What you need to do -> Take the material below and retype it in full; pictures are left out.

>> begin

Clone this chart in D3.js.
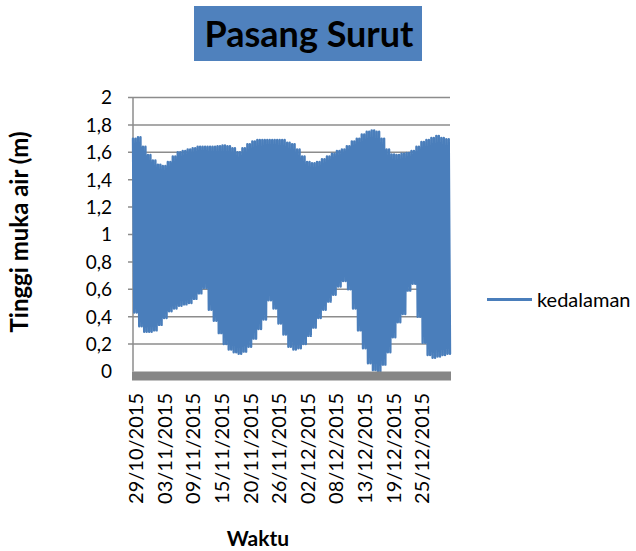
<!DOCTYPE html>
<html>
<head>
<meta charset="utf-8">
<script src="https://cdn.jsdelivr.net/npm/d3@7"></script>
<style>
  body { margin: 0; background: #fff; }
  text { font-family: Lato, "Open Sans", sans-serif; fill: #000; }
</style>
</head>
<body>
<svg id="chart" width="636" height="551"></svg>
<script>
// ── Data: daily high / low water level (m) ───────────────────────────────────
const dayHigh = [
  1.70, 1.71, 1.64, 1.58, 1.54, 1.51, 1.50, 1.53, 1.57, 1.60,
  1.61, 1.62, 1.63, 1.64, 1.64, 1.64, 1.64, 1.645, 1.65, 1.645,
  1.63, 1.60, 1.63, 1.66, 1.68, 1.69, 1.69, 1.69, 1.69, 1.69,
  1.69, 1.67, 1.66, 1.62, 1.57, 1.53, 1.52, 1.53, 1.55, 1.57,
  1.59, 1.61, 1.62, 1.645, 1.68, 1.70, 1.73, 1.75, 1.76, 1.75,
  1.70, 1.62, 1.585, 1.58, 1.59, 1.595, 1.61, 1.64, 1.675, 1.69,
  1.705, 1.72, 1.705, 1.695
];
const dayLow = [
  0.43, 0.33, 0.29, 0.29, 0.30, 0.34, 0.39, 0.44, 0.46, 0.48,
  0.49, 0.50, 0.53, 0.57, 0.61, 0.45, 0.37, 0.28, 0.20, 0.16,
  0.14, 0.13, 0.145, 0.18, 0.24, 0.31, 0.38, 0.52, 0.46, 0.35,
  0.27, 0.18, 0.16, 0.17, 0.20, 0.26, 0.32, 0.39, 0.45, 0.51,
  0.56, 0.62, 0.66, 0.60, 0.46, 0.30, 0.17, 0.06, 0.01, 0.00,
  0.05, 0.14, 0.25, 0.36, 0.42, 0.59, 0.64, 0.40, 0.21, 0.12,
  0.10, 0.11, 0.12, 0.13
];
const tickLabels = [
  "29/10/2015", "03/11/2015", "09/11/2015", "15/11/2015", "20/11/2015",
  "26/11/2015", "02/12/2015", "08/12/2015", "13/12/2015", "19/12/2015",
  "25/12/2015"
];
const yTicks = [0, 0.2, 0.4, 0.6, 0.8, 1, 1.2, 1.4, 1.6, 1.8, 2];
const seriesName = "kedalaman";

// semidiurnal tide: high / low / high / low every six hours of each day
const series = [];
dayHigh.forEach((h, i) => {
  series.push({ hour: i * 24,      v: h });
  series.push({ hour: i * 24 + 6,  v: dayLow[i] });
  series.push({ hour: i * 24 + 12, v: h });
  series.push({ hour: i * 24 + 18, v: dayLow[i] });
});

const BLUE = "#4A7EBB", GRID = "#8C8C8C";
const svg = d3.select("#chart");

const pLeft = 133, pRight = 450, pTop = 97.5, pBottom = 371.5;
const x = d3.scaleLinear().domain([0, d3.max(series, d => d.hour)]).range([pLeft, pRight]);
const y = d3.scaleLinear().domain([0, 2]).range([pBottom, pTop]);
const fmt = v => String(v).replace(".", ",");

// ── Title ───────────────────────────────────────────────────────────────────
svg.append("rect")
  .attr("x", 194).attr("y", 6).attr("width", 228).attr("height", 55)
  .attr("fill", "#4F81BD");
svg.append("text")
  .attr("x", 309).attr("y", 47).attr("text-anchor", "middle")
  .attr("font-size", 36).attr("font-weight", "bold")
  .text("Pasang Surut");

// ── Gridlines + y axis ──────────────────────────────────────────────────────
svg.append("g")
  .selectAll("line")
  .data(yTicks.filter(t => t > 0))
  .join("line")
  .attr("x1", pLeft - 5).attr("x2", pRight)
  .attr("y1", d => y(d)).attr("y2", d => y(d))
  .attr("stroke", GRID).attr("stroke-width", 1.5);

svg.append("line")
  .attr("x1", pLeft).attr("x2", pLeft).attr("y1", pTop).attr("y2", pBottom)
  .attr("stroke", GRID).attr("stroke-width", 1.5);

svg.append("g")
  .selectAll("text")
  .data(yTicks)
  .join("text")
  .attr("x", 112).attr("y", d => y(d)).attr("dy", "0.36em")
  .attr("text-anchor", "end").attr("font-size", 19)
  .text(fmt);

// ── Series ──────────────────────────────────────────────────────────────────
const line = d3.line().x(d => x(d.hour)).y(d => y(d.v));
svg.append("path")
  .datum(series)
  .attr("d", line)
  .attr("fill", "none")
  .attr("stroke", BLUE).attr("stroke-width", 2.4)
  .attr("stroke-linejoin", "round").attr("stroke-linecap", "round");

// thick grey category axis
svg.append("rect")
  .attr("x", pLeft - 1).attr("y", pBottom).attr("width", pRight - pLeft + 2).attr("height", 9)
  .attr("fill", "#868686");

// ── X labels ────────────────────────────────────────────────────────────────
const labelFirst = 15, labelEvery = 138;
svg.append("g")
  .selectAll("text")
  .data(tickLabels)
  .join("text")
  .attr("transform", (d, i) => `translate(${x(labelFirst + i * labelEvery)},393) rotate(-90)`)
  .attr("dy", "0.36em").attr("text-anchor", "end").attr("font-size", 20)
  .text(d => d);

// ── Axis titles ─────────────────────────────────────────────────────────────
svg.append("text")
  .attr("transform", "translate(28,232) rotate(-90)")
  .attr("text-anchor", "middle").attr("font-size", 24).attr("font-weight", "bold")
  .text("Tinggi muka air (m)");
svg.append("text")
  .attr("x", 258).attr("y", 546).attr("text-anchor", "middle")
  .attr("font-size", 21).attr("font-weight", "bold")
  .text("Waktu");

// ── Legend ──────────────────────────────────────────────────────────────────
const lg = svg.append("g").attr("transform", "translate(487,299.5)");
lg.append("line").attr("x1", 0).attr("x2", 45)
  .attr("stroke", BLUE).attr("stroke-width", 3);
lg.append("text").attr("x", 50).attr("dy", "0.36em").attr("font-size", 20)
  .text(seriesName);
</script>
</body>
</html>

>> end

Correct response ->
Clone this chart in D3.js.
<!DOCTYPE html>
<html>
<head>
<meta charset="utf-8">
<script src="https://cdn.jsdelivr.net/npm/d3@7"></script>
<style>
  body { margin: 0; background: #fff; }
  text { font-family: Lato, "Open Sans", sans-serif; fill: #000; }
</style>
</head>
<body>
<svg id="chart" width="636" height="551"></svg>
<script>
// ── Data: daily high / low water level (m) ───────────────────────────────────
const dayHigh = [
  1.70, 1.71, 1.64, 1.58, 1.54, 1.51, 1.50, 1.53, 1.57, 1.60,
  1.61, 1.62, 1.63, 1.64, 1.64, 1.64, 1.64, 1.645, 1.65, 1.645,
  1.63, 1.60, 1.63, 1.66, 1.68, 1.69, 1.69, 1.69, 1.69, 1.69,
  1.69, 1.67, 1.66, 1.62, 1.57, 1.53, 1.52, 1.53, 1.55, 1.57,
  1.59, 1.61, 1.62, 1.645, 1.68, 1.70, 1.73, 1.75, 1.76, 1.75,
  1.70, 1.62, 1.585, 1.58, 1.59, 1.595, 1.61, 1.64, 1.675, 1.69,
  1.705, 1.72, 1.705, 1.695
];
const dayLow = [
  0.43, 0.33, 0.29, 0.29, 0.30, 0.34, 0.39, 0.44, 0.46, 0.48,
  0.49, 0.50, 0.53, 0.57, 0.61, 0.45, 0.37, 0.28, 0.20, 0.16,
  0.14, 0.13, 0.145, 0.18, 0.24, 0.31, 0.38, 0.52, 0.46, 0.35,
  0.27, 0.18, 0.16, 0.17, 0.20, 0.26, 0.32, 0.39, 0.45, 0.51,
  0.56, 0.62, 0.66, 0.60, 0.46, 0.30, 0.17, 0.06, 0.01, 0.00,
  0.05, 0.14, 0.25, 0.36, 0.42, 0.59, 0.64, 0.40, 0.21, 0.12,
  0.10, 0.11, 0.12, 0.13
];
const tickLabels = [
  "29/10/2015", "03/11/2015", "09/11/2015", "15/11/2015", "20/11/2015",
  "26/11/2015", "02/12/2015", "08/12/2015", "13/12/2015", "19/12/2015",
  "25/12/2015"
];
const yTicks = [0, 0.2, 0.4, 0.6, 0.8, 1, 1.2, 1.4, 1.6, 1.8, 2];
const seriesName = "kedalaman";

// semidiurnal tide: high / low / high / low every six hours of each day
const series = [];
dayHigh.forEach((h, i) => {
  series.push({ hour: i * 24,      v: h });
  series.push({ hour: i * 24 + 6,  v: dayLow[i] });
  series.push({ hour: i * 24 + 12, v: h });
  series.push({ hour: i * 24 + 18, v: dayLow[i] });
});

const BLUE = "#4A7EBB", GRID = "#8C8C8C";
const svg = d3.select("#chart");

const pLeft = 133, pRight = 450, pTop = 97.5, pBottom = 371.5;
const x = d3.scaleLinear().domain([0, d3.max(series, d => d.hour)]).range([pLeft, pRight]);
const y = d3.scaleLinear().domain([0, 2]).range([pBottom, pTop]);
const fmt = v => String(v).replace(".", ",");

// ── Title ───────────────────────────────────────────────────────────────────
svg.append("rect")
  .attr("x", 194).attr("y", 6).attr("width", 228).attr("height", 55)
  .attr("fill", "#4F81BD");
svg.append("text")
  .attr("x", 309).attr("y", 47).attr("text-anchor", "middle")
  .attr("font-size", 36).attr("font-weight", "bold")
  .text("Pasang Surut");

// ── Gridlines + y axis ──────────────────────────────────────────────────────
svg.append("g")
  .selectAll("line")
  .data(yTicks.filter(t => t > 0))
  .join("line")
  .attr("x1", pLeft - 5).attr("x2", pRight)
  .attr("y1", d => y(d)).attr("y2", d => y(d))
  .attr("stroke", GRID).attr("stroke-width", 1.5);

svg.append("line")
  .attr("x1", pLeft).attr("x2", pLeft).attr("y1", pTop).attr("y2", pBottom)
  .attr("stroke", GRID).attr("stroke-width", 1.5);

svg.append("g")
  .selectAll("text")
  .data(yTicks)
  .join("text")
  .attr("x", 112).attr("y", d => y(d)).attr("dy", "0.36em")
  .attr("text-anchor", "end").attr("font-size", 19)
  .text(fmt);

// ── Series ──────────────────────────────────────────────────────────────────
const line = d3.line().x(d => x(d.hour)).y(d => y(d.v));
svg.append("path")
  .datum(series)
  .attr("d", line)
  .attr("fill", "none")
  .attr("stroke", BLUE).attr("stroke-width", 2.4)
  .attr("stroke-linejoin", "round").attr("stroke-linecap", "round");

// thick grey category axis
svg.append("rect")
  .attr("x", pLeft - 1).attr("y", pBottom).attr("width", pRight - pLeft + 2).attr("height", 9)
  .attr("fill", "#868686");

// ── X labels ────────────────────────────────────────────────────────────────
const labelFirst = 15, labelEvery = 138;
svg.append("g")
  .selectAll("text")
  .data(tickLabels)
  .join("text")
  .attr("transform", (d, i) => `translate(${x(labelFirst + i * labelEvery)},393) rotate(-90)`)
  .attr("dy", "0.36em").attr("text-anchor", "end").attr("font-size", 20)
  .text(d => d);

// ── Axis titles ─────────────────────────────────────────────────────────────
svg.append("text")
  .attr("transform", "translate(28,232) rotate(-90)")
  .attr("text-anchor", "middle").attr("font-size", 24).attr("font-weight", "bold")
  .text("Tinggi muka air (m)");
svg.append("text")
  .attr("x", 258).attr("y", 546).attr("text-anchor", "middle")
  .attr("font-size", 21).attr("font-weight", "bold")
  .text("Waktu");

// ── Legend ──────────────────────────────────────────────────────────────────
const lg = svg.append("g").attr("transform", "translate(487,299.5)");
lg.append("line").attr("x1", 0).attr("x2", 45)
  .attr("stroke", BLUE).attr("stroke-width", 3);
lg.append("text").attr("x", 50).attr("dy", "0.36em").attr("font-size", 20)
  .text(seriesName);
</script>
</body>
</html>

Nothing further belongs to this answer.